Aku, Kau, dan Menghidupkan yang Mati

Judul : Dongeng Adelia
Penulis : Isbedy Stiawan Z.S.
Penerbit: Siger Publisher, Bandar Lampung
Cetakan : Januari, 2012
Peresensi : F. Moses *
http://www.lampungpost.com/

MUNGKIN bukan sesuatu yang jelimet membaca dan menulis teks puisi, melainkan bisa saja sebaliknya. Karena di mana ruang dan waktu untuk menulis itu, bertukar-getarlah sejauh mata dan hati memandang. Juga mampu saja mengetatkan antara aku dan kau serta menghidupkan yang mati dari/dan kepada penyair itu sendiri bagi pembacanya.

Demikianlah yang dilakukan Isbedy Stiawan Z.S. hingga berujung empat maktub ruang di dalam buku puisinya: Dongeng Hujan, Dongeng Adelia, Dongeng Pengembara, dan Dongeng Ibu.
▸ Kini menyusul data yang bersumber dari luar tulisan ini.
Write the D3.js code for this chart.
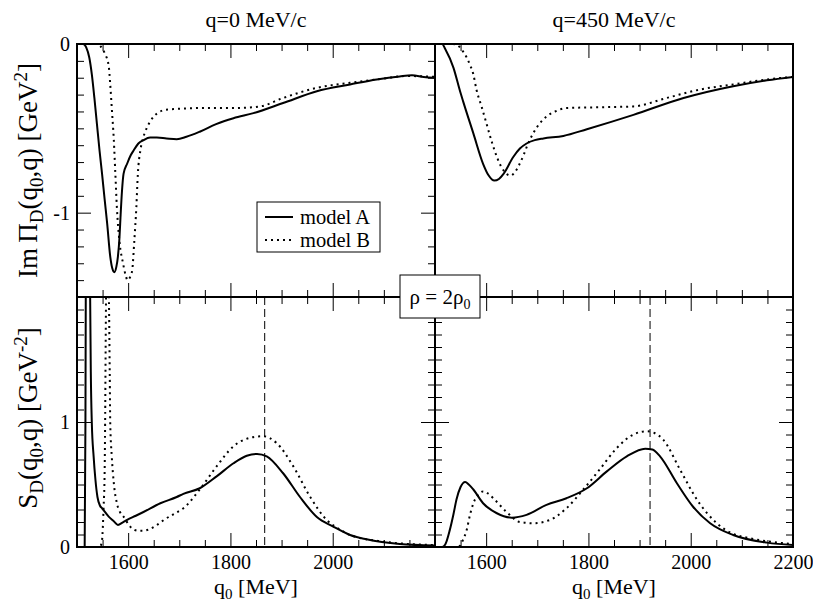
<!DOCTYPE html>
<html>
<head>
<meta charset="utf-8">
<script src="https://cdn.jsdelivr.net/npm/d3@7"></script>
<style>
  body { margin: 0; background: #fff; }
  svg { display: block; }
</style>
</head>
<body>
<svg id="chart" width="813" height="605"></svg>
<script>
// Im Pi_D(q0,q) [GeV^2], q = 0 MeV/c  -- [q0 (MeV), value]
const imPiA_q0 = [[1500,0],[1512,0],[1518,-0.02],[1524,-0.08],[1529,-0.18],[1534,-0.32],[1539,-0.475],[1544,-0.63],[1549,-0.77],[1554,-0.92],[1559,-1.065],[1565,-1.26],[1569,-1.33],[1573,-1.353],[1577,-1.32],[1580,-1.26],[1583,-1.15],[1585,-1.03],[1588,-0.87],[1591,-0.77],[1598,-0.71],[1605,-0.66],[1611,-0.63],[1620,-0.59],[1630,-0.57],[1643,-0.555],[1656,-0.555],[1675,-0.56],[1695,-0.564],[1714,-0.55],[1740,-0.52],[1772,-0.475],[1806,-0.44],[1845,-0.41],[1903,-0.35],[1969,-0.28],[2034,-0.24],[2086,-0.21],[2131,-0.192],[2155,-0.186],[2178,-0.195],[2200,-0.2]];
const imPiB_q0 = [[1500,0],[1540,0],[1545,-0.01],[1550,-0.03],[1555,-0.06],[1562,-0.13],[1565,-0.24],[1568,-0.38],[1572,-0.57],[1575,-0.77],[1578,-0.97],[1583,-1.17],[1590,-1.30],[1595,-1.37],[1599,-1.40],[1604,-1.38],[1608,-1.34],[1612,-1.17],[1616,-0.97],[1619,-0.77],[1624,-0.63],[1629,-0.56],[1634,-0.515],[1642,-0.465],[1650,-0.43],[1660,-0.405],[1673,-0.39],[1689,-0.386],[1740,-0.38],[1806,-0.38],[1858,-0.37],[1903,-0.32],[1969,-0.26],[2034,-0.23],[2099,-0.205],[2145,-0.19],[2200,-0.195]];

// Im Pi_D(q0,q) [GeV^2], q = 450 MeV/c
const imPiA_q450 = [[1500,0],[1514,0],[1520,-0.03],[1536,-0.14],[1549,-0.28],[1555,-0.34],[1575,-0.53],[1594,-0.71],[1605,-0.78],[1616,-0.81],[1625,-0.80],[1634,-0.77],[1653,-0.67],[1666,-0.62],[1679,-0.59],[1695,-0.57],[1712,-0.56],[1751,-0.545],[1797,-0.505],[1888,-0.42],[1986,-0.32],[2083,-0.25],[2149,-0.215],[2200,-0.195]];
const imPiB_q450 = [[1500,0],[1535,0],[1545,-0.01],[1555,-0.045],[1568,-0.12],[1575,-0.18],[1581,-0.27],[1591,-0.37],[1601,-0.475],[1611,-0.58],[1621,-0.67],[1630,-0.73],[1640,-0.77],[1648,-0.78],[1656,-0.76],[1664,-0.72],[1673,-0.66],[1682,-0.59],[1692,-0.53],[1705,-0.47],[1718,-0.43],[1735,-0.40],[1757,-0.38],[1822,-0.375],[1888,-0.37],[1953,-0.32],[2018,-0.27],[2083,-0.24],[2149,-0.21],[2200,-0.195]];

// S_D(q0,q) [GeV^-2], q = 0 MeV/c
const sA_q0 = [[1500,0],[1515,0],[1516.5,1.0],[1517.5,2.5],[1521,4],[1524.5,2.5],[1525.5,2.1],[1527,1.4],[1529,0.99],[1532.5,0.725],[1536,0.54],[1540,0.40],[1545,0.33],[1549,0.31],[1562,0.243],[1571,0.21],[1580,0.177],[1589,0.195],[1598,0.217],[1615,0.25],[1630,0.28],[1663,0.35],[1695,0.40],[1708,0.425],[1740,0.47],[1773,0.565],[1806,0.67],[1832,0.73],[1852,0.745],[1871,0.725],[1903,0.59],[1936,0.40],[1969,0.24],[2001,0.163],[2034,0.096],[2066,0.062],[2131,0.024],[2200,0.012]];
const sB_q0 = [[1500,0],[1540,0],[1546,0.01],[1549,0.056],[1552,0.32],[1554,0.59],[1555,0.99],[1556,1.6],[1557,2.1],[1559.5,3],[1562,2.1],[1563,1.8],[1564,1.39],[1565,0.99],[1568,0.725],[1572,0.51],[1578,0.35],[1584,0.28],[1591,0.243],[1604,0.163],[1620,0.13],[1630,0.13],[1643,0.145],[1656,0.175],[1670,0.217],[1692,0.27],[1708,0.31],[1740,0.46],[1773,0.645],[1806,0.806],[1838,0.873],[1864,0.886],[1890,0.833],[1923,0.645],[1956,0.40],[1988,0.217],[2010,0.15],[2034,0.096],[2099,0.043],[2200,0.015]];

// S_D(q0,q) [GeV^-2], q = 450 MeV/c
const sA_q450 = [[1500,0],[1514,0],[1520,0.02],[1529,0.137],[1536,0.26],[1542,0.38],[1550,0.48],[1559,0.52],[1566,0.50],[1575,0.46],[1594,0.35],[1621,0.27],[1650,0.235],[1679,0.257],[1718,0.337],[1757,0.39],[1797,0.47],[1836,0.605],[1875,0.725],[1911,0.787],[1925,0.78],[1940,0.725],[1973,0.51],[2005,0.32],[2038,0.19],[2083,0.096],[2149,0.035],[2200,0.016]];
const sB_q450 = [[1500,0],[1535,0],[1549,0.01],[1555,0.06],[1562,0.137],[1568,0.25],[1575,0.35],[1585,0.42],[1594,0.445],[1603,0.43],[1614,0.39],[1640,0.28],[1666,0.20],[1692,0.19],[1725,0.217],[1757,0.31],[1790,0.46],[1822,0.62],[1855,0.79],[1888,0.90],[1914,0.926],[1930,0.91],[1946,0.86],[1979,0.62],[2012,0.38],[2051,0.19],[2080,0.11],[2116,0.07],[2200,0.024]];

// vertical reference lines: D mass and sqrt(m^2+q^2)
const dPeak = [1867, 1920.5];

const xMajor = [1600, 1800, 2000, 2200];
const xMinor = [1550, 1650, 1700, 1750, 1850, 1900, 1950, 2050, 2100, 2150];
const imMajor = [-1, 0];
const imMinor = [-1.4, -1.3, -1.2, -1.1, -0.9, -0.8, -0.7, -0.6, -0.5, -0.4, -0.3, -0.2, -0.1];
const sMajor = [0, 1, 2];
const sMinor = [0.1, 0.2, 0.3, 0.4, 0.5, 0.6, 0.7, 0.8, 0.9, 1.1, 1.2, 1.3, 1.4, 1.5, 1.6, 1.7, 1.8, 1.9];
const imTickLabels = {"0": "0", "-1": "-1"};
const sTickLabels = {"0": "0", "1": "1"};
const titles = ["q=0 MeV/c", "q=450 MeV/c"];
const legendLabels = ["model A", "model B"];

const FONT = '"Liberation Serif", "Times New Roman", serif';
const svg = d3.select("#chart");
const pw = 358, topH = 253, botH = 250;
const leftX = [77, 435], topY = 44, botY = 297;

const x = d3.scaleLinear().domain([1500, 2200]).range([0, pw]);
const yIm = d3.scaleLinear().domain([-1.5, 0]).range([topH, 0]);
const yS = d3.scaleLinear().domain([0, 2]).range([botH, 0]);

function styleAxis(sel) {
  sel.attr("font-size", 20).attr("font-family", null);
  sel.select(".domain").remove();
  sel.selectAll(".tick line").attr("stroke", "#000").attr("stroke-width", 1);
  sel.selectAll(".tick text").attr("fill", "#000").style("font-family", FONT);
}

function panel(p) {
  const g = svg.append("g").attr("transform", `translate(${p.left},${p.top})`);
  const h = p.h, y = p.y;

  g.append("clipPath").attr("id", p.id)
    .append("rect").attr("width", pw).attr("height", h);

  if (p.vline) {
    g.append("line")
      .attr("x1", x(p.vline)).attr("x2", x(p.vline))
      .attr("y1", 0).attr("y2", h)
      .attr("stroke", "#000").attr("stroke-width", 1)
      .attr("stroke-dasharray", "8,4");
  }

  const line = d3.line().x(d => x(d[0])).y(d => y(d[1])).curve(d3.curveMonotoneX);
  const curves = g.append("g").attr("clip-path", `url(#${p.id})`);
  curves.append("path").datum(p.b).attr("d", line)
    .attr("fill", "none").attr("stroke", "#000").attr("stroke-width", 2)
    .attr("stroke-dasharray", "2,4");
  curves.append("path").datum(p.a).attr("d", line)
    .attr("fill", "none").attr("stroke", "#000").attr("stroke-width", 2);

  // x ticks, bottom with labels and top mirrored
  g.append("g").attr("transform", `translate(0,${h})`)
    .call(d3.axisBottom(x).tickValues(xMajor).tickSize(-14).tickPadding(8)
      .tickFormat(d => p.xLabels.includes(d) ? d : ""))
    .call(styleAxis);
  g.append("g").attr("transform", `translate(0,${h})`)
    .call(d3.axisBottom(x).tickValues(xMinor).tickSize(-7).tickFormat(""))
    .call(styleAxis);
  g.append("g")
    .call(d3.axisTop(x).tickValues(xMajor).tickSize(-14).tickFormat(""))
    .call(styleAxis);
  g.append("g")
    .call(d3.axisTop(x).tickValues(xMinor).tickSize(-7).tickFormat(""))
    .call(styleAxis);

  if (p.yTicks) {
    g.append("g")
      .call(d3.axisLeft(y).tickValues(p.yMajor).tickSize(-14).tickPadding(7)
        .tickFormat(d => p.yLabels ? (p.yLabels[String(d)] || "") : ""))
      .call(styleAxis);
    g.append("g")
      .call(d3.axisLeft(y).tickValues(p.yMinor).tickSize(-7).tickFormat(""))
      .call(styleAxis);
    g.append("g").attr("transform", `translate(${pw},0)`)
      .call(d3.axisRight(y).tickValues(p.yMajor).tickSize(-14).tickFormat(""))
      .call(styleAxis);
    g.append("g").attr("transform", `translate(${pw},0)`)
      .call(d3.axisRight(y).tickValues(p.yMinor).tickSize(-7).tickFormat(""))
      .call(styleAxis);
  }

  g.append("rect").attr("width", pw).attr("height", h)
    .attr("fill", "none").attr("stroke", "#000").attr("stroke-width", 2);
  return g;
}

panel({id: "c1", left: leftX[0], top: topY, h: topH, y: yIm, a: imPiA_q0, b: imPiB_q0,
  xLabels: [], yTicks: true, yMajor: imMajor, yMinor: imMinor, yLabels: imTickLabels});
panel({id: "c2", left: leftX[1], top: topY, h: topH, y: yIm, a: imPiA_q450, b: imPiB_q450,
  xLabels: [], yTicks: false, yMajor: imMajor, yMinor: imMinor});
panel({id: "c3", left: leftX[0], top: botY, h: botH, y: yS, a: sA_q0, b: sB_q0,
  xLabels: [1600, 1800, 2000], yTicks: true, yMajor: sMajor, yMinor: sMinor, yLabels: sTickLabels, vline: dPeak[0]});
panel({id: "c4", left: leftX[1], top: botY, h: botH, y: yS, a: sA_q450, b: sB_q450,
  xLabels: [1600, 1800, 2000, 2200], yTicks: true, yMajor: sMajor, yMinor: sMinor, vline: dPeak[1]});

function txt(sel) { return sel.append("text").style("font-family", FONT).attr("fill", "#000"); }

// titles
titles.forEach((t, i) => {
  txt(svg).attr("x", leftX[i] + pw / 2).attr("y", 27)
    .attr("text-anchor", "middle").attr("font-size", 22).text(t);
});

// x axis labels
leftX.forEach(lx => {
  const t = txt(svg).attr("x", lx + pw / 2).attr("y", 594)
    .attr("text-anchor", "middle").attr("font-size", 22);
  t.append("tspan").text("q");
  t.append("tspan").attr("dy", 5).attr("font-size", 15).text("0");
  t.append("tspan").attr("dy", -5).text(" [MeV]");
});

// y axis labels
function yLabel(cy, main, sub, rest, sup, end) {
  const t = txt(svg)
    .attr("transform", `translate(37,${cy}) rotate(-90)`)
    .attr("text-anchor", "middle").attr("font-size", 27);
  t.append("tspan").text(main);
  t.append("tspan").attr("dy", 6).attr("font-size", 19).text(sub);
  t.append("tspan").attr("dy", -6).text("(q");
  t.append("tspan").attr("dy", 6).attr("font-size", 19).text("0");
  t.append("tspan").attr("dy", -6).text(rest);
  t.append("tspan").attr("dy", -10).attr("font-size", 19).text(sup);
  t.append("tspan").attr("dy", 10).text(end);
}
yLabel(topY + topH / 2, "Im\u2009\u03A0", "D", ",q) [GeV", "2", "]");
yLabel(botY + botH / 2 - 4, "S", "D", ",q) [GeV", "-2", "]");

// legend
const lg = svg.append("g").attr("transform", "translate(257,202)");
lg.append("rect").attr("width", 123).attr("height", 50)
  .attr("fill", "#fff").attr("stroke", "#000").attr("stroke-width", 1);
legendLabels.forEach((name, i) => {
  lg.append("line").attr("x1", 8).attr("x2", 36).attr("y1", 15 + i * 23).attr("y2", 15 + i * 23)
    .attr("stroke", "#000").attr("stroke-width", 2)
    .attr("stroke-dasharray", i === 1 ? "2,4" : null);
  txt(lg).attr("x", 43).attr("y", 21.5 + i * 23).attr("font-size", 20.5).text(name);
});

// density box
const rb = svg.append("g").attr("transform", "translate(400,275)");
rb.append("rect").attr("width", 80).attr("height", 43)
  .attr("fill", "#fff").attr("stroke", "#000").attr("stroke-width", 1);
const rt = txt(rb).attr("x", 40).attr("y", 29).attr("text-anchor", "middle").attr("font-size", 21);
rt.append("tspan").text("\u03C1 = 2\u03C1");
rt.append("tspan").attr("dy", 5).attr("font-size", 14).text("0");
</script>
</body>
</html>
Isbedy Stiawan Z.S. menawarkan keseharian lelaku kehidupan melalui keragaman teks dari puisinya itu—menukik cukup tajam hingga kita seperti tertuju pada panorama sekaligus diorama puisi itu sendiri; bahwasanya suara-suara keseharian di dalamnya tak hanya menawarkan teks yang tegas, jelas, dan kritis, tapi juga indah.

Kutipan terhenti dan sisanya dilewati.